Des techniques assez simples, tout comme la caractérisation des protagonistes, qui s'appuie sur un maximum d'archétypes pour gagner du temps et jouer avec les outils mis à la disposition de l'intrigue. Un petit peu dommage pour l'originalité, mais The Cloverfield Paradox se rattrape avec un maximum de petites idées permises par la promesse de base et son accélérateur de particules. Le tout donne naissance à quelques scènes qui font froid dans le dos - sans verser dans l'horreur la plus pure cependant - ou repoussent les codes de la science-fiction hollywoodienne avec des concepts qui viennent plus volontiers de la littérature de l'imaginaire ou des comics.
La mystery box
Et si The Cloverfield Paradox s'avère plutôt agréable à l'œil, on le retiendra surtout pour sa narration, qui permet à la franchise lancée par Bad Robot et Matt Reeves il y a dix ans de cela de gagner en ampleur. Outre l'intrigue principale, on suivra ainsi un maximum d'indices que les fans de Cloverfield ont appris à remarquer, et qui nous mettent l'eau à la bouche pour le quatrième opus de la saga, déjà filmé. Gardez les yeux bien ouverts donc, car le film rattrape ses nombreuses facilités scénaristiques par une sorte de méta-narration (ou une sur-narration à défaut d'un terme plus approprié) assez savoureuse, qui évoque elle aussi les habitudes de ce bon J.J.Abrams, définitivement roi du storytelling cryptique. On ouvre ainsi la fameuse "boîte mystère" du réalisateur du Réveil de la Force, un sacrilège qui contre toute attente, s'avère très satisfaisant, pour la simple et bonne raison qu'il apporte plus de questions que de réponses.

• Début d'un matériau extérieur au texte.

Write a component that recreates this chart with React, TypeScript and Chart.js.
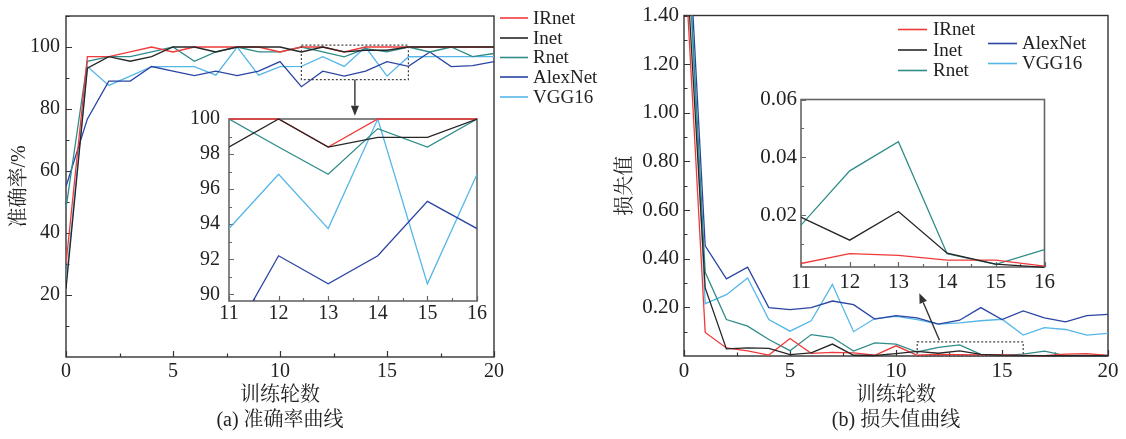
import React, { useEffect, useRef } from 'react';
import { Chart, registerables } from 'chart.js';

Chart.register(...registerables);

// ---------------- data ----------------
const SERIES = ['IRnet', 'Inet', 'Rnet', 'AlexNet', 'VGG16'];
const COLORS = ['#f03a3a', '#262626', '#2f8c89', '#2a44a3', '#55b6e8'];
const DRAW_ORDER = [1, 0, 2, 3, 4];

const EPOCHS = [0, 1, 2, 3, 4, 5, 6, 7, 8, 9, 10, 11, 12, 13, 14, 15, 16, 17, 18, 19, 20];

// accuracy (%)
const ACC_IRNET = [30, 96.9, 96.9, 98.4, 100, 98.4, 100, 100, 100, 100, 98.4, 100, 100, 98.4, 100, 100, 100, 100, 100, 100, 100];
const ACC_INET = [22, 93.2, 96.9, 95.4, 96.9, 100, 100, 98.4, 100, 100, 100, 98.4, 100, 98.4, 98.95, 98.95, 100, 100, 100, 100, 100];
const ACC_RNET = [48, 95.4, 96.9, 96.9, 98.4, 100, 95.4, 98.4, 100, 98.4, 98.4, 100, 98.4, 96.85, 99.45, 98.4, 100, 98.4, 100, 96.9, 97.9];
const ACC_ALEXNET = [55, 76.8, 89.0, 89.0, 93.7, 92.2, 90.8, 92.2, 90.8, 92.2, 95.3, 87.2, 92.2, 90.6, 92.2, 95.3, 93.75, 98.4, 93.7, 94.0, 95.3];
const ACC_VGG16 = [24, 93.7, 87.6, 90.6, 93.7, 93.7, 93.7, 90.9, 100, 90.9, 93.7, 93.75, 96.85, 93.75, 100, 90.6, 96.85, 96.9, 96.9, 96.9, 96.9];

// loss
const LOSS_IRNET = [1.7, 0.097, 0.033, 0.021, 0.004, 0.072, 0.011, 0.015, 0.013, 0.003, 0.042, 0.0032, 0.0066, 0.006, 0.0044, 0.0044, 0.0023, 0.001, 0.008, 0.01, 0.002];
const LOSS_INET = [1.8, 0.28, 0.029, 0.033, 0.031, 0.006, 0.013, 0.049, 0.003, 0.002, 0.01, 0.0192, 0.0113, 0.0212, 0.0068, 0.003, 0.0019, 0.001, 0.001, 0.001, 0.001];
const LOSS_RNET = [2.0, 0.344, 0.15, 0.123, 0.068, 0.022, 0.088, 0.076, 0.02, 0.054, 0.049, 0.0165, 0.0353, 0.0454, 0.0066, 0.0029, 0.008, 0.02, 0.002, 0.002, 0.002];
const LOSS_ALEXNET = [2.1, 0.453, 0.317, 0.365, 0.199, 0.191, 0.199, 0.226, 0.211, 0.152, 0.166, 0.157, 0.131, 0.147, 0.199, 0.15, 0.185, 0.157, 0.14, 0.166, 0.171];
const LOSS_VGG16 = [2.05, 0.215, 0.252, 0.321, 0.15, 0.102, 0.145, 0.294, 0.1, 0.154, 0.163, 0.15, 0.131, 0.136, 0.145, 0.151, 0.086, 0.117, 0.109, 0.086, 0.093];

const ACC = [ACC_IRNET, ACC_INET, ACC_RNET, ACC_ALEXNET, ACC_VGG16];
const LOSS = [LOSS_IRNET, LOSS_INET, LOSS_RNET, LOSS_ALEXNET, LOSS_VGG16];

// ticks
const MAIN_X_TICKS = [0, 5, 10, 15, 20];
const MAIN_X_MINOR = [2.5, 7.5, 12.5, 17.5];
const ACC_Y_TICKS = [20, 40, 60, 80, 100];
const ACC_Y_MINOR = [10, 30, 50, 70, 90, 110];
const LOSS_Y_TICKS = [0.2, 0.4, 0.6, 0.8, 1.0, 1.2, 1.4];
const LOSS_Y_MINOR = [0.1, 0.3, 0.5, 0.7, 0.9, 1.1, 1.3];
const INSET_X_TICKS = [11, 12, 13, 14, 15, 16];
const INSET_X_MINOR = [11.5, 12.5, 13.5, 14.5, 15.5];
const ACC_INSET_Y_TICKS = [90, 92, 94, 96, 98, 100];
const ACC_INSET_Y_MINOR = [91, 93, 95, 97, 99];
const LOSS_INSET_Y_TICKS = [0.02, 0.04, 0.06];
const LOSS_INSET_Y_MINOR = [0.01, 0.03, 0.05];

// zoom-window markers (data coordinates)
const ACC_ZOOM_BOX = [11, 16, 89.5, 100.6];
const ACC_ARROW = [13.5, 89.5, 13.5, 77.8];
const LOSS_ZOOM_BOX = [11, 16, 0.0, 0.058];
const LOSS_ARROW = [12.05, 0.065, 11.1, 0.258];

const FONT = '"Liberation Serif", "Times New Roman", "Noto Serif CJK SC", "Noto Sans CJK SC", serif';

// ---------------- plugins ----------------
const framePlugin = {
  id: 'frameTicks',
  beforeDraw(chart: any, _a: any, opts: any) {
    if (!opts || !opts.fill) return;
    const { ctx, chartArea: a } = chart;
    ctx.save();
    ctx.fillStyle = opts.fill;
    ctx.fillRect(a.left, a.top, a.right - a.left, a.bottom - a.top);
    ctx.restore();
  },
  beforeDatasetsDraw(chart: any, _a: any, opts: any) {
    if (!opts || !opts.xMajor) return;
    const { ctx, chartArea: a, scales } = chart;
    const xs = scales.x;
    const ys = scales.y;
    ctx.save();
    ctx.strokeStyle = opts.color;
    ctx.lineWidth = opts.width;
    ctx.strokeRect(a.left, a.top, a.right - a.left, a.bottom - a.top);
    ctx.lineWidth = opts.tickWidth;
    ctx.beginPath();
    const xt = (vals: number[], len: number) => vals.forEach((v) => {
      const p = Math.round(xs.getPixelForValue(v)) + 0.5;
      ctx.moveTo(p, a.bottom);
      ctx.lineTo(p, a.bottom - len);
    });
    const yt = (vals: number[], len: number) => vals.forEach((v) => {
      const p = Math.round(ys.getPixelForValue(v)) + 0.5;
      ctx.moveTo(a.left, p);
      ctx.lineTo(a.left + len, p);
    });
    xt(opts.xMajor, opts.major);
    xt(opts.xMinor, opts.minor);
    yt(opts.yMajor, opts.major);
    yt(opts.yMinor, opts.minor);
    ctx.stroke();
    ctx.restore();
  },
};

const markerPlugin = {
  id: 'zoomMarker',
  afterDatasetsDraw(chart: any, _a: any, opts: any) {
    if (!opts || !opts.box) return;
    const { ctx, scales } = chart;
    const xs = scales.x;
    const ys = scales.y;
    const [bx0, bx1, by0, by1] = opts.box;
    const l = xs.getPixelForValue(bx0);
    const r = xs.getPixelForValue(bx1);
    const t = ys.getPixelForValue(by1);
    const b = ys.getPixelForValue(by0);
    ctx.save();
    ctx.strokeStyle = '#444';
    ctx.lineWidth = 1.2;
    ctx.setLineDash([2, 2]);
    ctx.strokeRect(l, t, r - l, b - t);
    ctx.setLineDash([]);
    const [ax0, ay0, ax1, ay1] = opts.arrow;
    const x0 = xs.getPixelForValue(ax0);
    const y0 = ys.getPixelForValue(ay0);
    const x1 = xs.getPixelForValue(ax1);
    const y1 = ys.getPixelForValue(ay1);
    const ang = Math.atan2(y1 - y0, x1 - x0);
    const hl = 10;
    const hw = 4;
    ctx.strokeStyle = '#333';
    ctx.fillStyle = '#333';
    ctx.lineWidth = 1.4;
    ctx.beginPath();
    ctx.moveTo(x0, y0);
    ctx.lineTo(x1 - Math.cos(ang) * hl, y1 - Math.sin(ang) * hl);
    ctx.stroke();
    ctx.beginPath();
    ctx.moveTo(x1, y1);
    ctx.lineTo(x1 - Math.cos(ang) * hl - Math.sin(ang) * hw, y1 - Math.sin(ang) * hl + Math.cos(ang) * hw);
    ctx.lineTo(x1 - Math.cos(ang) * hl + Math.sin(ang) * hw, y1 - Math.sin(ang) * hl - Math.cos(ang) * hw);
    ctx.closePath();
    ctx.fill();
    ctx.restore();
  },
};

const legendPlugin = {
  id: 'customLegend',
  afterDraw(chart: any, _a: any, opts: any) {
    if (!opts || !opts.cols) return;
    const { ctx } = chart;
    ctx.save();
    ctx.font = `${opts.size}px ${FONT}`;
    ctx.textBaseline = 'middle';
    ctx.textAlign = 'left';
    opts.cols.forEach((col: any) => {
      col.items.forEach((it: any) => {
        const ds = chart.data.datasets[it.i];
        ctx.strokeStyle = ds.borderColor;
        ctx.lineWidth = 1.6;
        ctx.beginPath();
        ctx.moveTo(col.x0, it.y);
        ctx.lineTo(col.x1, it.y);
        ctx.stroke();
        ctx.fillStyle = '#222';
        ctx.fillText(ds.label, col.tx, it.y + 1);
      });
    });
    ctx.restore();
  },
};

// ---------------- chart specs ----------------
type Spec = any;

const SPECS: Spec[] = [
  {
    left: 0, top: 0, W: 600, H: 439,
    area: { l: 66, t: 11, r: 494, b: 357 },
    values: ACC,
    x: { min: 0, max: 20, ticks: MAIN_X_TICKS, minor: MAIN_X_MINOR, pad: 5 },
    y: { min: 0, max: 110, ticks: ACC_Y_TICKS, minor: ACC_Y_MINOR, pad: 6, fmt: (v: number) => String(v) },
    tickSize: 20,
    yTitle: { text: '准确率/%', pad: 8 },
    xTitle: ['训练轮数', '(a) 准确率曲线'],
    frame: { color: '#333', width: 1.4, tickWidth: 1.2, major: 6, minor: 3.5 },
    clip: { left: 0, top: 2, right: 0, bottom: 2 },
    marker: { box: ACC_ZOOM_BOX, arrow: ACC_ARROW },
    legend: {
      size: 19,
      cols: [{ x0: 500, x1: 528, tx: 533, items: [{ i: 0, y: 18 }, { i: 1, y: 38 }, { i: 2, y: 57.5 }, { i: 3, y: 77 }, { i: 4, y: 97 }] }],
    },
  },
  {
    left: 600, top: 0, W: 526, H: 439,
    area: { l: 84, t: 14, r: 508, b: 356 },
    values: LOSS,
    x: { min: 0, max: 20, ticks: MAIN_X_TICKS, minor: MAIN_X_MINOR, pad: 5 },
    y: { min: 0, max: 1.4, ticks: LOSS_Y_TICKS, minor: LOSS_Y_MINOR, pad: 5, fmt: (v: number) => v.toFixed(2) },
    tickSize: 21,
    yTitle: { text: '损失值', pad: 14 },
    xTitle: ['训练轮数', '(b) 损失值曲线'],
    frame: { color: '#333', width: 1.4, tickWidth: 1.2, major: 6, minor: 3.5 },
    clip: { left: 0, top: 0, right: 0, bottom: 2 },
    marker: { box: LOSS_ZOOM_BOX, arrow: LOSS_ARROW },
    legend: {
      size: 19,
      cols: [
        { x0: 298, x1: 327, tx: 333, items: [{ i: 0, y: 29.5 }, { i: 1, y: 50 }, { i: 2, y: 70.5 }] },
        { x0: 388, x1: 417, tx: 422, items: [{ i: 3, y: 43.5 }, { i: 4, y: 63.5 }] },
      ],
    },
  },
  {
    left: 180, top: 100, W: 310, H: 232,
    area: { l: 49, t: 14, r: 300, b: 201 },
    values: ACC,
    x: { min: 11, max: 16, ticks: INSET_X_TICKS, minor: INSET_X_MINOR, pad: 3 },
    y: { min: 89.62, max: 100, ticks: ACC_INSET_Y_TICKS, minor: ACC_INSET_Y_MINOR, pad: 9, fmt: (v: number) => String(v) },
    tickSize: 20,
    frame: { color: '#666', width: 1.6, tickWidth: 1.2, major: 5, minor: 3, fill: '#fff' },
    clip: { left: 0, top: 2, right: 0, bottom: 0 },
  },
  {
    left: 740, top: 85, W: 320, H: 215,
    area: { l: 61, t: 10, r: 307, b: 182 },
    values: LOSS,
    x: { min: 11, max: 16, ticks: INSET_X_TICKS, minor: INSET_X_MINOR, pad: 5 },
    y: { min: 0.002, max: 0.06, ticks: LOSS_INSET_Y_TICKS, minor: LOSS_INSET_Y_MINOR, pad: 4, fmt: (v: number) => v.toFixed(2) },
    tickSize: 21,
    frame: { color: '#666', width: 1.6, tickWidth: 1.2, major: 5, minor: 3, fill: '#fff' },
    clip: { left: 0, top: 2, right: 0, bottom: 1 },
  },
];

function makeChart(canvas: HTMLCanvasElement, s: Spec) {
  const { W, H, area } = s;
  const tickFont = { family: FONT, size: s.tickSize, lineHeight: 1 };
  const datasets = SERIES.map((name, i) => ({
    label: name,
    data: EPOCHS.map((e, j) => ({ x: e, y: s.values[i][j] })),
    borderColor: COLORS[i],
    backgroundColor: COLORS[i],
    borderWidth: 1.3,
    pointRadius: 0,
    tension: 0,
    fill: false,
    clip: s.clip,
    order: DRAW_ORDER[i],
  }));
  return new Chart(canvas, {
    type: 'line',
    data: { datasets },
    plugins: [framePlugin, markerPlugin, legendPlugin],
    options: {
      animation: false,
      responsive: false,
      maintainAspectRatio: false,
      devicePixelRatio: 1,
      events: [],
      layout: { padding: { left: 0, top: area.t, right: W - area.r, bottom: 0 } },
      plugins: {
        legend: { display: false },
        tooltip: { enabled: false },
        frameTicks: { xMajor: s.x.ticks, xMinor: s.x.minor, yMajor: s.y.ticks, yMinor: s.y.minor, ...s.frame },
        zoomMarker: s.marker || {},
        customLegend: s.legend || {},
      },
      scales: {
        x: {
          type: 'linear',
          min: s.x.min,
          max: s.x.max,
          afterBuildTicks: (ax: any) => { ax.ticks = s.x.ticks.map((v: number) => ({ value: v })); },
          afterFit: (ax: any) => { ax.height = H - area.b; },
          grid: { display: false, drawTicks: false },
          border: { display: false },
          ticks: {
            font: tickFont, color: '#222', padding: s.x.pad, autoSkip: false, maxRotation: 0,
            callback: (v: any) => String(v),
          },
          title: s.xTitle ? {
            display: true,
            text: s.xTitle,
            color: '#222',
            font: { family: FONT, size: 20, lineHeight: 1.25 },
            padding: { top: 0, bottom: 5.5 },
          } : { display: false },
        },
        y: {
          type: 'linear',
          min: s.y.min,
          max: s.y.max,
          afterBuildTicks: (ax: any) => { ax.ticks = s.y.ticks.map((v: number) => ({ value: v })); },
          afterFit: (ax: any) => { ax.width = area.l; },
          grid: { display: false, drawTicks: false },
          border: { display: false },
          ticks: {
            font: tickFont, color: '#222', padding: s.y.pad, autoSkip: false,
            callback: (v: any) => s.y.fmt(Number(v)),
          },
          title: s.yTitle ? {
            display: true,
            text: s.yTitle.text,
            color: '#222',
            font: { family: FONT, size: 20, lineHeight: 1.2 },
            padding: { top: s.yTitle.pad, bottom: 0 },
          } : { display: false },
        },
      },
    } as any,
  });
}

export default function App() {
  const refs = useRef<(HTMLCanvasElement | null)[]>([]);
  useEffect(() => {
    const charts = SPECS.map((s, i) => makeChart(refs.current[i] as HTMLCanvasElement, s));
    return () => charts.forEach((c) => c.destroy());
  }, []);
  return (
    <div style={{ position: 'fixed', left: 0, top: 0, width: 1126, height: 439, background: '#fff', overflow: 'hidden' }}>
      {SPECS.map((s, i) => (
        <canvas
          key={i}
          ref={(el) => { refs.current[i] = el; }}
          width={s.W}
          height={s.H}
          style={{ position: 'absolute', left: s.left, top: s.top, width: s.W, height: s.H }}
        />
      ))}
    </div>
  );
}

Est-ce suffisant pour passer un bon moment ? Si on s'intéresse à l'écriture, sans doute. Mais les indices et les rebondissements du film de Julius Onah ne le rendent pas impardonnable pour autant. S’essoufflant dans un dernier acte un peu confus où les personnages disparaissent dans les faits ou par manque d'attention, The Cloverfield Paradox aurait gagné à soigner son final, qui hésite entre grand spectacle et résolution intimiste. Il faut dire que tout le film oscille entre les deux approches, mais ne parvient pas à incarner les enjeux énormes qui pèsent sur ses épaules (malgré un casting plutôt talentueux) comme il n'ose pas aller plus loin encore dans ses concepts les plus délirants ou les plus inquiétants.
Prise entre l'attraction d'enjeux énormes, qui pourraient être traités par un casting varié et de qualité (Gugu Mbatha-Raw, Daniel Brühl) et la gravité de concepts assez nouveaux pour surprendre, mais pas assez radicaux pour frapper, la station Cloverfield trouve un certain équilibre. Celui d'une moyenne production de Science-Fiction qui tente et essaie timidement, mais avec une certaine sincérité. Visuellement réussi, The Cloverfield Paradox aurait dû soigner son scénario avant de se soucier de la narration globale de la licence, mais à défaut, il nous propose une virée très agréable dans l'espace, qui devrait satisfaire tous les fouineurs et amateurs de theory crafting. Un résultat appréciable qui attérit au milieu de ce qui pourrait devenir un véritable eden créatif pour les réalisateurs de demain.